I never got how much that meant to him but I sensed it in that the Michaels and their ADHD was a family joke and that the issues surrounding it was recognized and dealt with by the whole family.

When we would plan we would say “And right before the event, we’ll tell the Michaels about it…” because neither one would remember if we told them any sooner. And you certainly couldn’t include them in on the planning. Planning overwhelmed the both of them.

As I thumbed through the report cards it suddenly made sense to me why it meant so much to him…why he seemed to embrace it the way he did (not to the point where he would do anything about it) and to appreciate a family that worked around it.

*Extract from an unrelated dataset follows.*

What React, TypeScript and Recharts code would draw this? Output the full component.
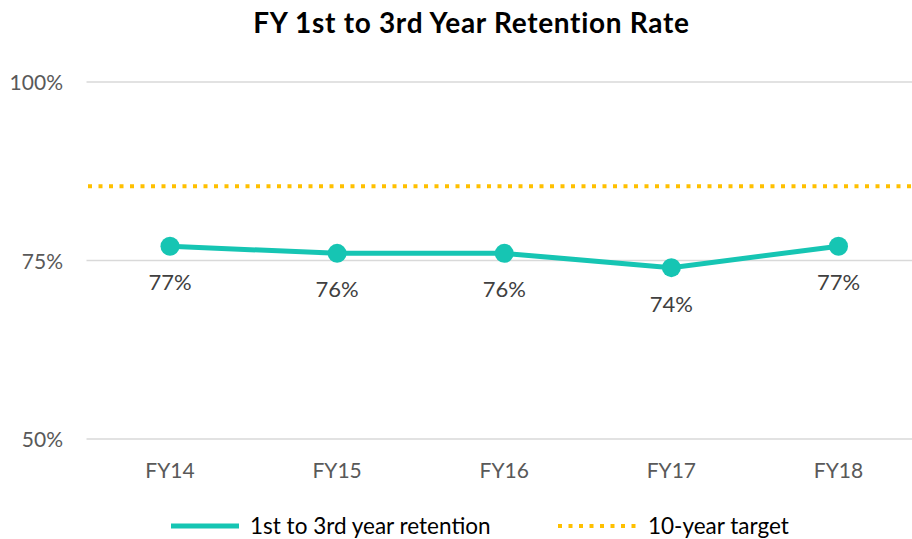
import { LineChart, Line, XAxis, YAxis, CartesianGrid, ReferenceLine, LabelList } from "recharts";

const years = ["FY14", "FY15", "FY16", "FY17", "FY18"];
const retention = [77, 76, 76, 74, 77];
const target = 85.4;
const yTicks = [50, 75, 100];

const TEAL = "#16C5B3";
const GOLD = "#FFC000";
const FONT = "Lato, 'Open Sans', sans-serif";

const data = years.map((fy, i) => ({ fy, retention: retention[i] }));

function PointLabel(props: any) {
  const { x, y, value } = props;
  return (
    <text x={x} y={y + 44} textAnchor="middle" fontSize={22} fill="#404040" fontFamily={FONT}>
      {value}%
    </text>
  );
}

function YTick(props: any) {
  const { y, payload } = props;
  return (
    <text x={63} y={y + 8} textAnchor="end" fontSize={21} fill="#595959" fontFamily={FONT}>
      {payload.value}%
    </text>
  );
}

function XTick(props: any) {
  const { x, y, payload } = props;
  return (
    <text x={x} y={y + 31} textAnchor="middle" fontSize={21} fill="#595959" fontFamily={FONT}>
      {payload.value}
    </text>
  );
}

export default function App() {
  return (
    <div style={{ position: "absolute", left: 0, top: 0, width: 912, height: 539, overflow: "hidden", background: "#fff" }}>
      <svg style={{ position: "absolute", left: 0, top: 0 }} width={912} height={50}>
        <text x={471.5} y={33} textAnchor="middle" fontSize={28} fontWeight={700} letterSpacing={0.7} fill="#000" fontFamily={FONT}>
          FY 1st to 3rd Year Retention Rate
        </text>
      </svg>
      <LineChart width={930} height={539} data={data} margin={{ top: 82, right: 8, left: 0, bottom: 0 }}>
        <CartesianGrid horizontal vertical={false} stroke="#d9d9d9" strokeWidth={1.5} />
        <XAxis
          dataKey="fy"
          axisLine={false}
          tickLine={false}
          height={100}
          tick={<XTick />}
          interval={0}
          padding={{ left: 83.5, right: 83.5 }}
        />
        <YAxis domain={[50, 100]} ticks={yTicks} axisLine={false} tickLine={false} width={86.5} tick={<YTick />} />
        <ReferenceLine y={target} stroke={GOLD} strokeWidth={4} strokeDasharray="4 6.5" strokeDashoffset={-12} />
        <Line
          type="linear"
          dataKey="retention"
          stroke={TEAL}
          strokeWidth={5}
          dot={{ r: 9.5, fill: TEAL, stroke: TEAL, strokeWidth: 0 }}
          activeDot={false}
          isAnimationActive={false}
        >
          <LabelList dataKey="retention" content={<PointLabel />} />
        </Line>
      </LineChart>
      <svg style={{ position: "absolute", left: 0, top: 500 }} width={912} height={39}>
        <line x1={171} x2={239} y1={26} y2={26} stroke={TEAL} strokeWidth={5} />
        <text x={250} y={34} fontSize={22.5} fill="#000" fontFamily={FONT}>1st to 3rd year retention</text>
        <line x1={558} x2={636} y1={26} y2={26} stroke={GOLD} strokeWidth={4} strokeDasharray="4 6.5" />
        <text x={648} y={34} fontSize={22.5} fill="#000" fontFamily={FONT}>10-year target</text>
      </svg>
    </div>
  );
}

The report cards were tough to read. The comments were tough to read.
These are just a few:

Grade One: Unsatisfactory in self-control, attention and finishing work
Grade Two: Unsatisfactory in dependability, self-control, finishing work, conduct.
Grade Three: Unsatisfactory in self-control, attention and finishing work
Comments: At times Michael is quite inattentive.
Grade Four (the first time): Unsatisfactory in self-control, attention, finishing work, effort, conduct.
Comments: Michael’s promotion to grade five is doubtful due to his inattentiveness.
Grade Four (the second time): Unsatisfactory in self-control, attention and finishing work
Grade Five: Unsatisfactory in self-control, attention, finishing work, effort conduct
Comments: Michael is not attentive when new work is being presented. (1)
Comments: Michael is handicapped by poor work habits, inattentiveness, careless homework and a desire to play instead of work

And so it goes on. The story from the report cards is one of a little boy who could not get it together and knowing him as I did, I can see why. When we went to Broadway plays I had to get aisle seats so he could get up if he needed. There were so many accommodations I made and acceptance of who he was.

It must have been so painful for him. He never talked about this, never showed me these report cards (though he would have laughed them off I think). He always said he hated school. That was it.

Half way through the report cards I actually looked up and went to say something, to him.

As if he was right there. I wanted to say “Oh honey, why didn’t you tell me?” But he did in so many ways.

And I think he was as happy as he was with me, with us, with life when we were together because I brought it out of the closet and we named it and we all worked around it.

I just wanted to hug him reading those report cards. I wanted to give him a big hug and tell him I loved him. And I was sorry he went through that.

But Michael fished as much as he could. And I supported him in that whole fishing thing even though I never understood it. He said it was the only thing that calmed him and I believed him….

I’m glad I was able to help while he was here.

And I wish I could give that little boy a hug.